There are $C$ kinds of colored balls, with $f_i$ being the frequency of each color $c_i$, such that $\Sigma_{i=1}^{C}f_i = n$, and $F= max(f_i)$.
Let $G(x)$ be the number of ways in which these $n$ balls can be placed in $x$ bins, with the following restriction:
- No bin shall contain more than one ball of the same color.
I'm trying to find the following sum: $\Sigma_{i=2}^{n}G(i)$
I'm not very skilled in combinatorial problems - hence I'm looking at possible ways in which to approach this. What I was particularly interested in knowing is whether I can use a dynamic programming approach to solve this problem efficiently for large values of $n$ (~10000). It would be really appreciated if I were to get some kind of hints/tips as to how I should go about trying to solve this.
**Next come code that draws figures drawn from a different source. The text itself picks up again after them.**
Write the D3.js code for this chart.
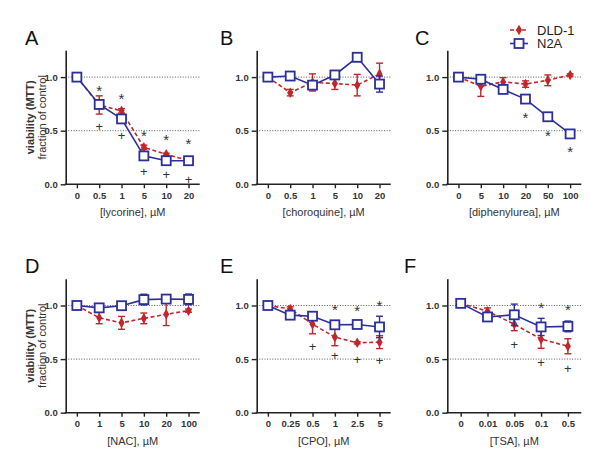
<!DOCTYPE html>
<html><head><meta charset="utf-8">
<script src="https://cdn.jsdelivr.net/npm/d3@7"></script>
<style>body{margin:0;background:#fff}svg{display:block}text{font-family:"Liberation Sans",Arial,sans-serif}</style>
</head><body><svg id="c" width="601" height="466"></svg>
<script>
// ---- data ----
const catsA = ["0","0.5","1","5","10","20"];
const dldA = [1.0, 0.74, 0.685, 0.345, 0.28, 0.22];
const dldErrA = [0, 0.085, 0.02, 0.02, 0.01, 0.01];
const n2aA = [1.0, 0.745, 0.61, 0.265, 0.22, 0.22];
const n2aErrA = [0, 0.04, 0.03, 0.02, 0.02, 0.01];
const starA = [null, 0.905, 0.825, 0.485, 0.445, 0.41];
const plusA = [null, 0.54, 0.455, 0.118, 0.087, 0.047];

const catsB = ["0","0.5","1","5","10","20"];
const dldB = [1.0, 0.855, 0.95, 0.94, 0.925, 1.03];
const dldErrB = [0, 0.03, 0.08, 0.055, 0.1, 0.1];
const n2aB = [1.0, 1.01, 0.925, 1.02, 1.185, 0.935];
const n2aErrB = [0, 0.02, 0.03, 0.02, 0.04, 0.075];
const starB = [];
const plusB = [];

const catsC = ["0","5","10","20","50","100"];
const dldC = [1.0, 0.915, 0.955, 0.935, 0.97, 1.02];
const dldErrC = [0, 0.095, 0.04, 0.03, 0.05, 0.01];
const n2aC = [1.0, 0.98, 0.885, 0.795, 0.63, 0.47];
const n2aErrC = [0, 0.02, 0.01, 0.035, 0.02, 0.01];
const starC = [null, null, null, 0.65, 0.485, 0.333];
const plusC = [];

const catsD = ["0","1","5","10","20","100"];
const dldD = [1.0, 0.885, 0.838, 0.88, 0.918, 0.952];
const dldErrD = [0, 0.055, 0.06, 0.05, 0.105, 0.015];
const n2aD = [1.0, 0.978, 0.998, 1.055, 1.06, 1.057];
const n2aErrD = [0, 0.015, 0.015, 0.05, 0.03, 0.05];
const starD = [];
const plusD = [];

const catsE = ["0","0.25","0.5","1","2.5","5"];
const dldE = [1.0, 0.968, 0.826, 0.705, 0.652, 0.658];
const dldErrE = [0, 0.02, 0.09, 0.08, 0.01, 0.06];
const n2aE = [1.0, 0.91, 0.9, 0.82, 0.823, 0.80];
const n2aErrE = [0, 0.015, 0.015, 0.03, 0.02, 0.1];
const starE = [null, null, null, 0.99, 0.98, 1.025];
const plusE = [null, null, 0.62, 0.53, 0.5, 0.49];

const catsF = ["0","0.01","0.05","0.1","0.5"];
const dldF = [1.02, 0.947, 0.825, 0.686, 0.62];
const dldErrF = [0, 0.03, 0.06, 0.085, 0.07];
const n2aF = [1.02, 0.893, 0.913, 0.80, 0.805];
const n2aErrF = [0, 0.04, 0.1, 0.08, 0.05];
const starF = [null, null, null, 1.01, 0.995];
const plusF = [null, null, 0.634, 0.472, 0.413];

const yTicks = [0, 0.5, 1.0];
const refLines = [0.5, 1.0];
const seriesNames = ["DLD-1", "N2A"];
const panels = [
  {letter:"A", cats:catsA, dld:dldA, dldErr:dldErrA, n2a:n2aA, n2aErr:n2aErrA, star:starA, plus:plusA, title:"[lycorine],  \u00b5M"},
  {letter:"B", cats:catsB, dld:dldB, dldErr:dldErrB, n2a:n2aB, n2aErr:n2aErrB, star:starB, plus:plusB, title:"[choroquine],  \u00b5M"},
  {letter:"C", cats:catsC, dld:dldC, dldErr:dldErrC, n2a:n2aC, n2aErr:n2aErrC, star:starC, plus:plusC, title:"[diphenylurea],  \u00b5M"},
  {letter:"D", cats:catsD, dld:dldD, dldErr:dldErrD, n2a:n2aD, n2aErr:n2aErrD, star:starD, plus:plusD, title:"[NAC],  \u00b5M"},
  {letter:"E", cats:catsE, dld:dldE, dldErr:dldErrE, n2a:n2aE, n2aErr:n2aErrE, star:starE, plus:plusE, title:"[CPO],  \u00b5M"},
  {letter:"F", cats:catsF, dld:dldF, dldErr:dldErrF, n2a:n2aF, n2aErr:n2aErrF, star:starF, plus:plusF, title:"[TSA],  \u00b5M"}
];

// ---- layout ----
const RED = "#c0262b", BLUE = "#2b2f9a", INK = "#333";
const colX = [65.7, 256.7, 447.3];
const rowY0 = [184.3, 412.7];  // y of 0.0
const unit = 107.2;
const plotW = 134;
const letterX = [25, 220, 415, 25, 220, 404];

const svg = d3.select("#c");

panels.forEach((p, i) => {
  const col = i % 3, row = Math.floor(i / 3);
  const x0 = colX[col], yb = rowY0[row];
  const x = d3.scalePoint().domain(p.cats).range([x0, x0 + plotW]).padding(0.5);
  const y = d3.scaleLinear().domain([0, 1.25]).range([yb, yb - 1.25 * unit]);
  const g = svg.append("g");

  g.selectAll("line.ref").data(refLines).enter().append("line")
    .attr("x1", x0).attr("x2", x0 + plotW)
    .attr("y1", d => y(d)).attr("y2", d => y(d))
    .attr("stroke", "#444").attr("stroke-width", 0.9).attr("stroke-dasharray", "1,1.6");

  const ya = g.append("g").attr("transform", `translate(${x0},0)`)
    .call(d3.axisLeft(y).tickValues(yTicks).tickFormat(d3.format(".1f")).tickSize(5).tickSizeOuter(0));
  const xa = g.append("g").attr("transform", `translate(0,${yb})`)
    .call(d3.axisBottom(x).tickSize(4).tickSizeOuter(0));
  [ya, xa].forEach(a => {
    a.select(".domain").attr("stroke", "#222").attr("stroke-width", 1.6);
    a.selectAll(".tick line").attr("stroke", "#222").attr("stroke-width", 1.4);
    a.selectAll(".tick text").attr("fill", INK).attr("font-size", 9.5).attr("font-weight", "bold")
      .attr("font-family", "Liberation Sans, Arial, sans-serif");
  });
  xa.selectAll(".tick text").attr("y", 7.5);
  xa.select(".domain").attr("d", `M${x0 - 1},0H${x0 + plotW}`);

  g.append("text").attr("x", x0 + plotW / 2).attr("y", yb + 32)
    .attr("text-anchor", "middle").attr("font-size", 11).attr("fill", INK).text(p.title);

  g.append("text").attr("x", letterX[i]).attr("y", yb - 139.5)
    .attr("font-size", 20).attr("fill", "#111").text(p.letter);

  if (col === 0) {
    const cy = y(0.625);
    g.append("text").attr("transform", `translate(33.5,${cy}) rotate(-90)`)
      .attr("text-anchor", "middle").attr("font-size", 11).attr("font-weight", "bold").attr("fill", INK)
      .text("viability (MTT)");
    g.append("text").attr("transform", `translate(46,${cy}) rotate(-90)`)
      .attr("text-anchor", "middle").attr("font-size", 11).attr("fill", INK)
      .text("fraction of control");
  }

  const drawSeries = (vals, errs, color, dashed, square) => {
    const pts = p.cats.map((c, k) => ({c, v: vals[k], e: errs[k]}));
    g.append("path").datum(pts)
      .attr("d", d3.line().x(d => x(d.c)).y(d => y(d.v)))
      .attr("fill", "none").attr("stroke", color).attr("stroke-width", 1.6)
      .attr("stroke-dasharray", dashed ? "4,2.5" : null);
    const eb = g.selectAll(null).data(pts.filter(d => d.e > 0)).enter().append("g")
      .attr("stroke", color).attr("stroke-width", 1.4);
    eb.append("line").attr("x1", d => x(d.c)).attr("x2", d => x(d.c))
      .attr("y1", d => y(d.v - d.e)).attr("y2", d => y(d.v + d.e));
    eb.append("line").attr("x1", d => x(d.c) - 3.5).attr("x2", d => x(d.c) + 3.5)
      .attr("y1", d => y(d.v - d.e)).attr("y2", d => y(d.v - d.e));
    eb.append("line").attr("x1", d => x(d.c) - 3.5).attr("x2", d => x(d.c) + 3.5)
      .attr("y1", d => y(d.v + d.e)).attr("y2", d => y(d.v + d.e));
    if (square) {
      g.selectAll(null).data(pts).enter().append("rect")
        .attr("x", d => x(d.c) - 4.5).attr("y", d => y(d.v) - 4.5)
        .attr("width", 9).attr("height", 9)
        .attr("fill", "#fff").attr("stroke", color).attr("stroke-width", 1.8);
    } else {
      g.selectAll(null).data(pts).enter().append("path")
        .attr("transform", d => `translate(${x(d.c)},${y(d.v)})`)
        .attr("d", d3.symbol(d3.symbolDiamond, 32)())
        .attr("fill", color);
    }
  };
  drawSeries(p.dld, p.dldErr, RED, true, false);
  drawSeries(p.n2a, p.n2aErr, BLUE, false, true);

  const marks = [];
  p.cats.forEach((c, k) => {
    if (p.star[k] != null) marks.push({c, v: p.star[k], t: "*", dy: 8.5, fs: 15});
    if (p.plus[k] != null) marks.push({c, v: p.plus[k], t: "+", dy: 4.5, fs: 13});
  });
  g.selectAll(null).data(marks).enter().append("text")
    .attr("x", d => x(d.c)).attr("y", d => y(d.v) + d.dy)
    .attr("text-anchor", "middle").attr("font-size", d => d.fs).attr("fill", INK).text(d => d.t);
});

// legend
const leg = svg.append("g");
const legY = [30, 43.5];
seriesNames.forEach((n, i) => {
  const color = i === 0 ? RED : BLUE;
  leg.append("line").attr("x1", 510).attr("x2", 528).attr("y1", legY[i]).attr("y2", legY[i])
    .attr("stroke", color).attr("stroke-width", 1.6).attr("stroke-dasharray", i === 0 ? "4,2" : null);
  if (i === 0) {
    leg.append("path").attr("transform", `translate(519,${legY[i]})`)
      .attr("d", d3.symbol(d3.symbolDiamond, 32)()).attr("fill", color);
  } else {
    leg.append("rect").attr("x", 514.5).attr("y", legY[i] - 4.5).attr("width", 9).attr("height", 9)
      .attr("fill", "#fff").attr("stroke", color).attr("stroke-width", 1.8);
  }
  leg.append("text").attr("x", 537).attr("y", legY[i] + 4.5).attr("font-size", 13).attr("fill", "#222").text(n);
});
</script></body></html>
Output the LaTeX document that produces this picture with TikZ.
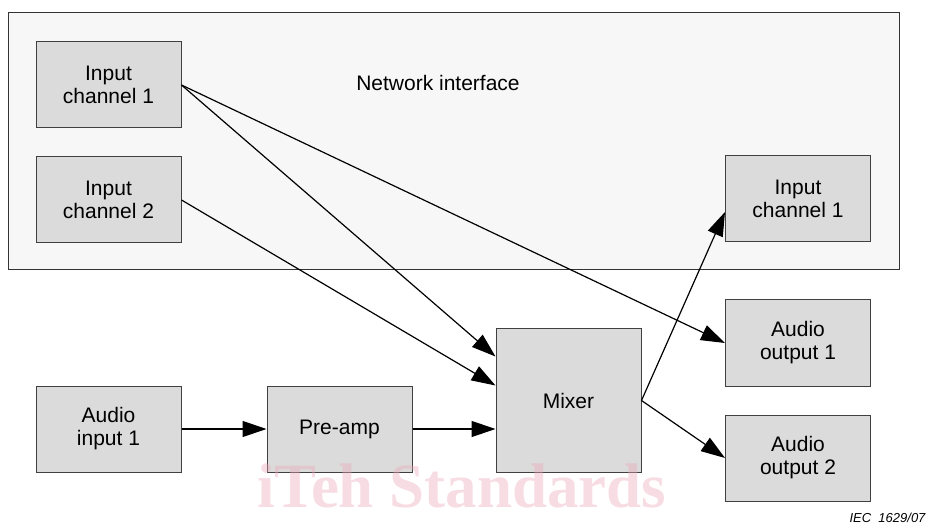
\documentclass[tikz,border=0pt]{standalone}
\usepackage{fontspec}
\setmainfont{Liberation Sans}
\newfontfamily\wmfont{Liberation Serif}
\usetikzlibrary{arrows.meta,positioning}
\definecolor{wmpink}{RGB}{236,170,186}

\begin{document}
\begin{tikzpicture}[x=1pt,y=-1pt]
    \tikzstyle{unit} = [shape=rectangle, draw=black!75, fill=black!14, line width=1pt, minimum width=145pt, minimum height=86pt, align=center, font=\fontsize{21}{23}\selectfont]
    \tikzstyle{link} = [line width=1.2pt, -{Triangle[length=24pt,width=16pt]}]
    \useasboundingbox (0,0) rectangle (931,526);

    \node (net) [draw=black!80, fill=black!3, line width=1pt, minimum width=891pt, minimum height=257pt] at (453.5,141.5) {};
    \node (netlabel) [font=\fontsize{21}{23}\selectfont] at (438,83) {Network interface};

    \node (in1)  [unit]                      at (108.5,85)  {Input\\channel 1};
    \node (in2)  [unit] [below=28pt of in1]                 {Input\\channel 2};
    \node (nin1) [unit]                      at (798,199)   {Input\\channel 1};
    \node (out1) [unit]                      at (798,343)   {Audio\\output 1};
    \node (out2) [unit] [below=28pt of out1]                {Audio\\output 2};
    \node (ain)  [unit]                      at (108.5,429) {Audio\\input 1};
    \node (pre)  [unit] [right=85pt of ain]                 {Pre-amp};
    \node (mix)  [unit, minimum height=143pt] at (568.5,400.5) {Mixer};

    \draw [link] (in1.east) -- ([yshift=44pt]mix.west);
    \draw [link] (in1.east) -- (out1.west);
    \draw [link] (in2.east) -- ([yshift=15pt]mix.west);
    \draw [link] (ain.east) -- (pre.west);
    \draw [link] (pre.east) -- (pre.east -| mix.west);
    \draw [link] (mix.east) -- ([yshift=-13pt]nin1.west);
    \draw [link] (mix.east) -- (out2.west);

    \node (fig) [anchor=base east, font=\fontsize{13}{15}\selectfont\itshape] at (929,522) {IEC\ \ 1629/07};
    \node (wm) [anchor=base west, inner sep=0pt, text=wmpink, text opacity=0.4, font=\wmfont\bfseries\fontsize{63}{63}\selectfont] at (257,507) {iTeh Standards};
\end{tikzpicture}
\end{document}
EDIT: One important feature, which I didn't understand before: the distributions have to be unique i.e. the bins are indistinguishable. I'm giving the following example:
$C = 3$, $f_1 = 3$ , $f_2$ = $f_3$ = 2
The only distribution for $G(3)$ (by virtue of the uniqueness criteria) is:
- Bin 1 = $c_1$, $c_2$
- Bin 2 = $c_1$, $c_2$, $c_3$
- Bin 3 = $c_1$, $c_3$
Since Bins 1,2,3 are identical, the other combinations of placement boil down to this basic distribution, which the answer posted (by Dimitrije) would not cover. Could anyone please point me to what modification needs to be done?